=== Written task ===
Copy exactly the lines that run from the top of the listing to the line containing "1.95, 1.90, 1.85];", both ends included, and omit the pictures.

— Start —

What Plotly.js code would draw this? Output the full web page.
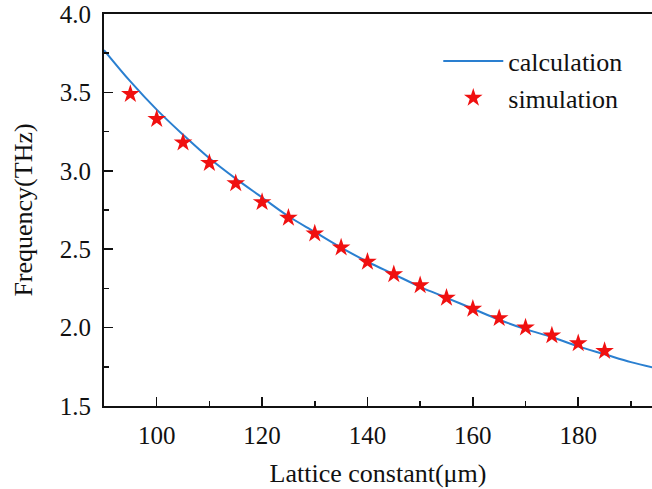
<!DOCTYPE html>
<html>
<head>
<meta charset="utf-8">
<script src="https://cdn.plot.ly/plotly-3.0.1.min.js"></script>
<style>
html,body{margin:0;padding:0;background:#fff;}
#chart{width:652px;height:489px;}
</style>
</head>
<body>
<div id="chart"></div>
<script>
const calcX = [90, 95, 100, 105, 110, 115, 120, 125, 130, 135, 140, 145, 150, 155, 160, 165, 170, 175, 180, 185, 190, 195];
const calcY = [3.77, 3.57, 3.39, 3.23, 3.08, 2.95, 2.83, 2.71, 2.61, 2.51, 2.42, 2.34, 2.26, 2.19, 2.12, 2.05, 1.99, 1.94, 1.88, 1.83, 1.78, 1.74];
const simX = [95, 100, 105, 110, 115, 120, 125, 130, 135, 140, 145, 150, 155, 160, 165, 170, 175, 180, 185];
const simY = [3.49, 3.33, 3.18, 3.05, 2.92, 2.80, 2.70, 2.60, 2.51, 2.42, 2.34, 2.27, 2.19, 2.12, 2.06, 2.00, 1.95, 1.90, 1.85];

function serifFont(sz) { return {family: 'Liberation Serif', size: sz, color: '#111'}; }
const traces = [
  {x: calcX, y: calcY, mode: 'lines', name: 'calculation', line: {color: '#2a7fd0', width: 2, shape: 'spline'}},
  {x: simX, y: simY, mode: 'markers', name: 'simulation', marker: {symbol: 'star', size: 14, color: '#f01010', line: {width: 0}}}
];
const layout = {
  width: 652, height: 489,
  margin: {l: 104, r: 0, t: 14, b: 83},
  paper_bgcolor: '#fff', plot_bgcolor: '#fff',
  font: serifFont(26),
  showlegend: true,
  legend: {x: 0.61, y: 0.94, xanchor: 'left', yanchor: 'top', bgcolor: 'rgba(0,0,0,0)', font: serifFont(26), itemwidth: 60, tracegroupgap: 0},
  xaxis: {
    range: [90, 194], tick0: 0, dtick: 20, ticks: 'inside', ticklen: 9, tickwidth: 1.5, tickcolor: '#111',
    showline: true, linecolor: '#111', linewidth: 2, mirror: true, showgrid: false, zeroline: false,
    minor: {dtick: 10, tick0: 0, ticks: 'inside', ticklen: 5, tickwidth: 1.5, tickcolor: '#111', showgrid: false},
    tickfont: serifFont(25), ticklabelstandoff: 6,
    title: {text: 'Lattice constant(μm)', font: serifFont(26), standoff: 16}
  },
  yaxis: {
    range: [1.5, 4.0], tick0: 0, dtick: 0.5, tickformat: '.1f', ticks: 'inside', ticklen: 9, tickwidth: 1.5, tickcolor: '#111',
    showline: true, linecolor: '#111', linewidth: 2, mirror: false, showgrid: false, zeroline: false,
    minor: {dtick: 0.25, tick0: 0, ticks: 'inside', ticklen: 5, tickwidth: 1.5, tickcolor: '#111', showgrid: false},
    tickfont: serifFont(25), ticklabelstandoff: 6,
    title: {text: 'Frequency(THz)', font: serifFont(26), standoff: 20}
  }
};
Plotly.newPlot('chart', traces, layout, {displayModeBar: false, staticPlot: true});
</script>
</body>
</html>
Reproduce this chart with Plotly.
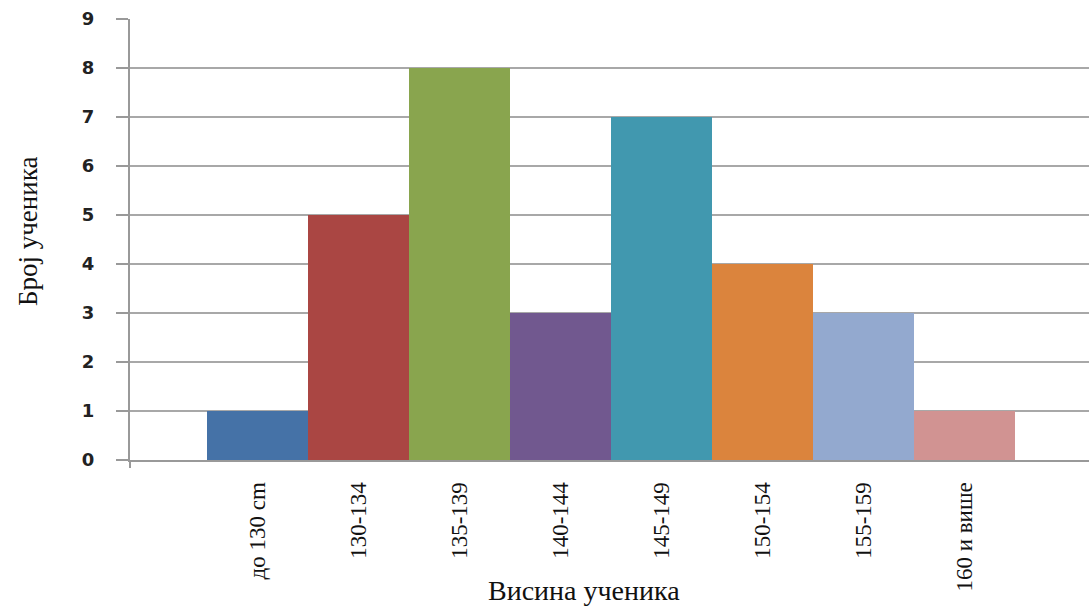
import plotly.graph_objects as go

# Height classes and number of pupils in each
categories = ["до 130 cm", "130-134", "135-139", "140-144",
              "145-149", "150-154", "155-159", "160 и више"]
counts = [1, 5, 8, 3, 7, 4, 3, 1]
bar_colors = ["#4572A7", "#AA4643", "#89A54E", "#71588F",
              "#4198AF", "#DB843D", "#93A9CF", "#D19392"]
y_ticks = list(range(0, 10))

fig = go.Figure(
    go.Bar(
        x=list(range(len(categories))),
        y=counts,
        width=1.0,
        marker=dict(color=bar_colors, line=dict(width=0)),
        hoverinfo="skip",
    )
)

fig.update_layout(
    width=1089,
    height=608,
    margin=dict(l=130, r=0, t=19, b=148),
    paper_bgcolor="white",
    plot_bgcolor="white",
    showlegend=False,
    bargap=0,
    xaxis=dict(
        automargin=False,
        range=[-1.267, 8.228],
        tickmode="array",
        tickvals=list(range(len(categories))),
        ticktext=categories,
        tickangle=-90,
        ticks="",
        ticklabelstandoff=11,
        tickfont=dict(family="Liberation Serif", size=23, color="#111"),
        showgrid=False,
        zeroline=False,
        showline=True,
        linecolor="#999999",
        linewidth=2,
    ),
    yaxis=dict(
        automargin=False,
        range=[0, 9],
        tickvals=y_ticks,
        ticks="outside",
        ticklen=12,
        tickwidth=2,
        tickcolor="#999999",
        ticklabelstandoff=18,
        tickfont=dict(family="DejaVu Sans", size=18, color="#222", weight="bold"),
        showgrid=True,
        gridcolor="#a8a8a8",
        gridwidth=2,
        zeroline=False,
        showline=True,
        linecolor="#999999",
        linewidth=2,
    ),
)

# axis titles
fig.add_annotation(text="Висина ученика", xref="paper", yref="paper",
                   x=(584 - 130) / 959, y=(460 - 590) / 441,
                   showarrow=False, xanchor="center", yanchor="middle",
                   font=dict(family="Liberation Serif", size=28, color="#111"))
fig.add_annotation(text="Број ученика", xref="paper", yref="paper",
                   x=(28 - 130) / 959, y=(460 - 232) / 441,
                   showarrow=False, xanchor="center", yanchor="middle",
                   textangle=-90,
                   font=dict(family="Liberation Serif", size=27, color="#111"))

# left axis line continues a little below the baseline
fig.add_shape(type="line", xref="paper", yref="paper",
              x0=0, x1=0, y0=0, y1=-8 / 441,
              line=dict(color="#999999", width=2))

fig.write_html("out.html")
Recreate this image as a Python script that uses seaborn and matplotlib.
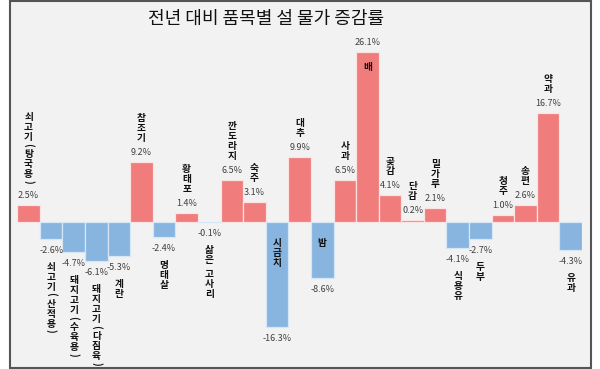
import matplotlib
matplotlib.use("Agg")
import matplotlib.pyplot as plt
from matplotlib.patches import Rectangle
import seaborn as sns
import pandas as pd

items = ["쇠고기(탕국용)", "쇠고기(산적용)", "돼지고기(수육용)", "돼지고기(다짐육)", "계란",
         "참조기", "명태살", "황태포", "삶은 고사리", "깐도라지", "숙주", "시금치", "대추",
         "밤", "사과", "배", "곶감", "단감", "밀가루", "식용유", "두부", "청주", "송편",
         "약과", "유과"]
changes = [2.5, -2.6, -4.7, -6.1, -5.3, 9.2, -2.4, 1.4, -0.1, 6.5, 3.1, -16.3, 9.9,
           -8.6, 6.5, 26.1, 4.1, 0.2, 2.1, -4.1, -2.7, 1.0, 2.6, 16.7, -4.3]
inside_labels = ["시금치", "밤", "배"]
title = "전년 대비 품목별 설 물가 증감률"

W, H = 600, 369
sns.set_theme(style="white")
plt.rcParams["font.family"] = ["Noto Sans CJK KR", "DejaVu Sans"]

df = pd.DataFrame({"item": items, "change": changes})
df["sign"] = ["pos" if v >= 0 else "neg" for v in changes]

fig = plt.figure(figsize=(W / 100, H / 100), dpi=100)
fig.patch.set_facecolor("white")
fig.patches.append(Rectangle((10 / W, 1 / H), 581 / W, 367 / H, transform=fig.transFigure,
                             facecolor="#f2f2f2", edgecolor="#555555", lw=1.5, zorder=-5))

x0, x1 = 17.3, 582.0
ax = fig.add_axes([x0 / W, 0, (x1 - x0) / W, 1])
ax.set_zorder(2)
ax.set_facecolor("none")
zero_px, scale = 221.7, 6.49
sns.barplot(data=df, x="item", y="change", hue="sign", order=items,
            palette={"pos": "#f07c7c", "neg": "#88b4e0"}, dodge=False, width=1.0,
            saturation=1, legend=False, edgecolor="#fbe3e3", linewidth=0.9, ax=ax)
for bar in ax.patches:
    if bar.get_height() < 0:
        bar.set_edgecolor("#d6e6f5")
ax.set_xlim(-0.5, len(items) - 0.5)
ax.set_ylim(-(H - zero_px) / scale, zero_px / scale)
ax.axis("off")

PITCH, PAREN, SPACE = 10.0, 7.0, 4.0


def char_h(c):
    return PAREN if c in "()" else (SPACE if c == " " else PITCH)


def vertical_label(xy, name, dy, anchor):
    """Draw name stacked vertically; anchor 'top' -> dy is top edge offset,
    'bottom' -> dy is bottom edge offset (pixels)."""
    total = sum(char_h(c) for c in name)
    top = dy if anchor == "top" else dy + total
    y = top
    for c in name:
        h = char_h(c)
        if c != " ":
            ax.annotate(c, xy, xytext=(0, y - h / 2), textcoords="offset pixels",
                        ha="center", va="center_baseline" if c not in "()" else "center",
                        rotation=-90 if c in "()" else 0,
                        fontsize=7, fontweight="bold", color="#111111")
        y -= h


vkw = dict(fontsize=6.5, color="#404040", ha="center", textcoords="offset pixels")
for i, (name, v) in enumerate(zip(items, changes)):
    label = f"{v:.1f}%"
    if v >= 0:
        ax.annotate(label, (i, v), xytext=(0, 5), va="bottom", **vkw)
        if name in inside_labels:
            vertical_label((i, v), name, -9, "top")
        else:
            vertical_label((i, v), name, 20, "bottom")
    else:
        ax.annotate(label, (i, v), xytext=(0, -7), va="top", **vkw)
        if name in inside_labels:
            vertical_label((i, 0), name, -15, "top")
        else:
            vertical_label((i, v), name, -22, "top")

fig.text(266 / W, 1 - 19 / H, title, ha="center", va="center", fontsize=13, color="#111111")
fig.savefig("out.png", dpi=100)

— End —

=== Result of the task ===
What Plotly.js code would draw this? Output the full web page.
<!DOCTYPE html>
<html>
<head>
<meta charset="utf-8">
<script src="https://cdn.plot.ly/plotly-3.0.1.min.js"></script>
<style>
html,body{margin:0;padding:0;background:#fff;}
#chart{width:652px;height:489px;}
</style>
</head>
<body>
<div id="chart"></div>
<script>
const calcX = [90, 95, 100, 105, 110, 115, 120, 125, 130, 135, 140, 145, 150, 155, 160, 165, 170, 175, 180, 185, 190, 195];
const calcY = [3.77, 3.57, 3.39, 3.23, 3.08, 2.95, 2.83, 2.71, 2.61, 2.51, 2.42, 2.34, 2.26, 2.19, 2.12, 2.05, 1.99, 1.94, 1.88, 1.83, 1.78, 1.74];
const simX = [95, 100, 105, 110, 115, 120, 125, 130, 135, 140, 145, 150, 155, 160, 165, 170, 175, 180, 185];
const simY = [3.49, 3.33, 3.18, 3.05, 2.92, 2.80, 2.70, 2.60, 2.51, 2.42, 2.34, 2.27, 2.19, 2.12, 2.06, 2.00, 1.95, 1.90, 1.85];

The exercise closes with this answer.